S2S Goes to the Movies: ‘Wall Street: Money Never Sleeps’

    Gordon Gekko has been released from prison to find that greed is legal and his daughter is getting married in Wall Street: Money Never Sleeps.







    Gordon Gekko has been released from prison to find that greed is legal and his daughter is getting married in Wall Street: Money Never Sleeps.

    Twenty-three years ago Academy Award-Winning Director Oliver Stone made a movie that was light years ahead of it’s time about an uber capitalist and the pitfalls of having too much of a love for money and greed. The film was called Wall Street. 

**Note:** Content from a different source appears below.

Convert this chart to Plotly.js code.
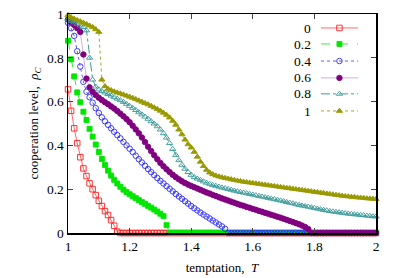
<!DOCTYPE html>
<html>
<head>
<meta charset="utf-8">
<script src="https://cdn.plot.ly/plotly-3.0.1.min.js"></script>
<style>html,body{margin:0;padding:0;background:#fff}#chart{width:409px;height:278px}</style>
</head>
<body>
<div id="chart"></div>
<script>
var T = [1.00,1.01,1.02,1.03,1.04,1.05,1.06,1.07,1.08,1.09,
1.10,1.11,1.12,1.13,1.14,1.15,1.16,1.17,1.18,1.19,
1.20,1.21,1.22,1.23,1.24,1.25,1.26,1.27,1.28,1.29,
1.30,1.31,1.32,1.33,1.34,1.35,1.36,1.37,1.38,1.39,
1.40,1.41,1.42,1.43,1.44,1.45,1.46,1.47,1.48,1.49,
1.50,1.51,1.52,1.53,1.54,1.55,1.56,1.57,1.58,1.59,
1.60,1.61,1.62,1.63,1.64,1.65,1.66,1.67,1.68,1.69,
1.70,1.71,1.72,1.73,1.74,1.75,1.76,1.77,1.78,1.79,
1.80,1.81,1.82,1.83,1.84,1.85,1.86,1.87,1.88,1.89,
1.90,1.91,1.92,1.93,1.94,1.95,1.96,1.97,1.98,1.99,2.00];

var labels = ["0","0.2","0.4","0.6","0.8","1"];

var rho0 = [0.656,0.558,0.478,0.41,0.346,0.295,0.26,0.227,0.2,0.173,
0.147,0.123,0.1,0.082,0.059,0.033,0.006,0,0,0,
0,0,0,0,0,0,0,0,0,0, 0,0,0,0,0,0,0,0,0,0,
0,0,0,0,0,0,0,0,0,0, 0,0,0,0,0,0,0,0,0,0,
0,0,0,0,0,0,0,0,0,0, 0,0,0,0,0,0,0,0,0,0,
0,0,0,0,0,0,0,0,0,0, 0,0,0,0,0,0,0,0,0,0,0];

var rho02 = [0.878,0.793,0.715,0.642,0.597,0.554,0.516,0.476,0.44,0.404,
0.37,0.338,0.31,0.285,0.262,0.243,0.226,0.211,0.198,0.187,
0.177,0.168,0.159,0.15,0.141,0.133,0.124,0.116,0.107,0.098,
0.088,0.077,0.036,0,0,0,0,0,0,0,
0,0,0,0,0,0,0,0,0,0, 0,0,0,0,0,0,0,0,0,0,
0,0,0,0,0,0,0,0,0,0, 0,0,0,0,0,0,0,0,0,0,
0,0,0,0,0,0,0,0,0,0, 0,0,0,0,0,0,0,0,0,0,0];

var rho04 = [0.96,0.935,0.90,0.83,0.76,0.69,0.645,0.62,0.595,0.57,
0.548,0.528,0.51,0.494,0.478,0.462,0.447,0.432,0.416,0.4,
0.385,0.37,0.353,0.337,0.322,0.307,0.292,0.278,0.264,0.251,
0.238,0.226,0.214,0.202,0.19,0.178,0.167,0.156,0.145,0.134,
0.123,0.113,0.103,0.093,0.084,0.075,0.066,0.057,0.048,0.039,
0.03,0.019,0,0,0,0,0,0,0,0,
0,0,0,0,0,0,0,0,0,0, 0,0,0,0,0,0,0,0,0,0,
0,0,0,0,0,0,0,0,0,0, 0,0,0,0,0,0,0,0,0,0,0];

var rho06 = [0.975,0.962,0.95,0.935,0.918,0.815,0.705,0.665,0.645,0.63,
0.618,0.607,0.597,0.588,0.578,0.568,0.557,0.545,0.533,0.52,
0.506,0.49,0.473,0.455,0.436,0.415,0.394,0.374,0.355,0.337,
0.32,0.305,0.291,0.278,0.266,0.255,0.245,0.236,0.228,0.221,
0.215,0.209,0.203,0.197,0.191,0.185,0.18,0.174,0.169,0.163,
0.158,0.153,0.148,0.143,0.138,0.133,0.128,0.124,0.119,0.115,
0.11,0.106,0.101,0.097,0.092,0.088,0.083,0.079,0.074,0.07,
0.065,0.06,0.055,0.05,0.045,0.04,0.034,0.027,0.018,0,
0,0,0,0,0,0,0,0,0,0, 0,0,0,0,0,0,0,0,0,0,0];

var rho08 = [0.975,0.968,0.961,0.954,0.947,0.94,0.925,0.80,0.70,0.668,
0.655,0.648,0.641,0.634,0.627,0.62,0.613,0.606,0.598,0.589,
0.58,0.571,0.561,0.551,0.541,0.531,0.521,0.51,0.499,0.487,
0.472,0.455,0.435,0.41,0.383,0.356,0.332,0.311,0.293,0.278,
0.265,0.255,0.248,0.242,0.235,0.229,0.224,0.219,0.215,0.211,
0.207,0.204,0.2,0.197,0.193,0.19,0.187,0.184,0.181,0.178,
0.175,0.172,0.169,0.166,0.163,0.16,0.157,0.154,0.151,0.148,
0.145,0.141,0.138,0.135,0.131,0.128,0.125,0.122,0.12,0.117,
0.114,0.111,0.108,0.105,0.103,0.1,0.098,0.096,0.094,0.092,
0.09,0.088,0.087,0.085,0.084,0.082,0.081,0.079,0.078,0.076,0.075];

var rho1 = [0.995,0.985,0.978,0.972,0.966,0.96,0.954,0.947,0.94,0.93,
0.918,0.70,0.67,0.658,0.652,0.646,0.641,0.637,0.632,0.627,
0.622,0.617,0.611,0.605,0.599,0.593,0.587,0.58,0.573,0.566,
0.558,0.549,0.539,0.527,0.512,0.494,0.472,0.45,0.426,0.405,
0.39,0.37,0.348,0.325,0.305,0.288,0.276,0.268,0.262,0.258,
0.254,0.251,0.248,0.245,0.242,0.239,0.237,0.234,0.232,0.23,
0.228,0.226,0.224,0.222,0.22,0.218,0.216,0.214,0.212,0.21,
0.208,0.206,0.204,0.202,0.2,0.198,0.196,0.194,0.192,0.19,
0.188,0.186,0.184,0.182,0.18,0.178,0.176,0.174,0.172,0.17,
0.168,0.167,0.165,0.164,0.162,0.161,0.16,0.158,0.157,0.156,0.155];

var series = [rho0, rho02, rho04, rho06, rho08, rho1];
var markerColors = ["#ff2020","#00e600","#2a2aff","#800080","#3a9a9a","#999900"];
var lineColors = ["rgba(255,40,40,0.7)","#33ee33","#5a5aff","rgba(150,60,150,0.4)","#3a9a9a","#a6a630"];
var symbols = ["square-open","square","circle-open","circle","triangle-up-open","triangle-up"];
var dashes = ["solid","dash","dot","solid","dashdot","dot"];
var sizes = [5.5,5,5.5,5.5,5.5,5.5];

var legendNames = ["legend","legend2","legend3","legend4","legend5","legend6"];
var rowY = [0.936,0.863,0.785,0.708,0.635,0.557];

var traces = series.map(function(s, i){
  return {
    x: T, y: s, type: "scatter", mode: "lines+markers",
    name: " ", legend: legendNames[i], cliponaxis: false,
    line: {color: lineColors[i], width: 1, dash: dashes[i]},
    marker: {symbol: symbols[i], size: sizes[i], color: markerColors[i],
             line: {color: markerColors[i], width: 0.9}}
  };
});

var layout = {
  width: 409, height: 278,
  margin: {l: 68, r: 33, t: 14, b: 45},
  paper_bgcolor: "#fff", plot_bgcolor: "#fff",
  font: {family: "Liberation Serif, Times New Roman, serif", size: 13, color: "#000"},
  showlegend: true,
  xaxis: {
    range: [1, 2], dtick: 0.2, tick0: 1, ticks: "inside", ticklen: 5, tickwidth: 1,
    showline: true, linecolor: "#000", linewidth: 1.5, mirror: "ticks",
    showgrid: false, zeroline: false,
    tickfont: {size: 13.5},
    title: {text: "temptation,  <i>T</i>", font: {size: 13}, standoff: 10}
  },
  yaxis: {
    range: [0, 1], dtick: 0.2, tick0: 0, ticks: "inside", ticklen: 5, tickwidth: 1,
    showline: true, linecolor: "#000", linewidth: 1.5, mirror: "ticks",
    showgrid: false, zeroline: false,
    tickfont: {size: 13.5},
    title: {text: "cooperation level,  <i>ρ</i><sub><i>C</i></sub>", font: {size: 13}, standoff: 5}
  },
  annotations: labels.map(function(l, i){
    return {text: l, xref: "paper", yref: "paper", x: 0.797, y: rowY[i],
            xanchor: "right", yanchor: "middle", showarrow: false,
            font: {size: 13.5}};
  })
};
legendNames.forEach(function(n, i){
  layout[n] = {x: 0.805, y: rowY[i], xanchor: "left", yanchor: "middle",
               bgcolor: "rgba(0,0,0,0)", borderwidth: 0, itemwidth: 37,
               font: {size: 13}};
});

Plotly.newPlot("chart", traces, layout, {displayModeBar: false, staticPlot: true});
</script>
</body>
</html>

    Michael Douglas, who stared as the relentless Wall Street tycoon Gordon Gekko, won an Academy Award and became an overnight legend for his iconic performance. Gordon, who said "greed is Good", is arguably one of the greatest and most influential movie characters in film history. He’s inspired those all over the corporate ladder from stock broker wannabes to Jay-Z, who has called himself the real-life Gordon Gekko.
    Wall Street: Money Never Sleeps, the sequel to the 1987 film, begins with Gordon being set free from prison after serving a lengthy sentence for insider trading. Upon his release, he spots a limo pulling up and thinks it’s for him, but it happens to be for a rapper instead. My how things have changed. 

    While Gordon took center stage in the first Wall Street, he is just a supporting role in the sequel. The follow-up focuses on Jake Moore (played by Shia LaBeouf), a young trader whose investment firm collapses after not receiving a bailout from the government. This puts young Jake on a mission to take down rival Bretton James (Josh Brolin), suspected to have a hand in the collapse and in the suicide of Jake’s close friend and mentor, Louis Zabel (Frank Langella). Jake also plans to marry Gordon’s estranged daughter Winnie Gekko (Carey Mulligan).
    Gordon, nowhere close to the greedy sociopath corporate raider he once was, has been reduced to giving lectures for money and promoting his book appropriately titled Greed Is Good. Jake finds a mentor in Gordon as the two become close, much to Winnie’s displeasure because she mainly blames her father for her brother’s suicide.
    The films backdrop is centered on the 2008 economy meltdown with an inevitable recession. The cast of talented actors brought their A-Game, but the movie is all over the place with too many story lines. Oliver struggles to fit a lot of important information about the economy into the film’s two-hour-plus running time. He doesn’t totally succeed as his message is clearly to inform the general public about what’s been happening on Wall Street the last few years and how the housing meltdown happened. 

    Unlike the first film, there’s really nothing groundbreaking here. In fact, much of this info has been plastered all over TV, newspaper and the Internet. Wall Street: Money Never Sleeps would really make for a phenomenal weekly cable series on HBO.
    Overall, though, we liked it and would still recommend it. The acting is top notch and Michael steals every scene he’s in.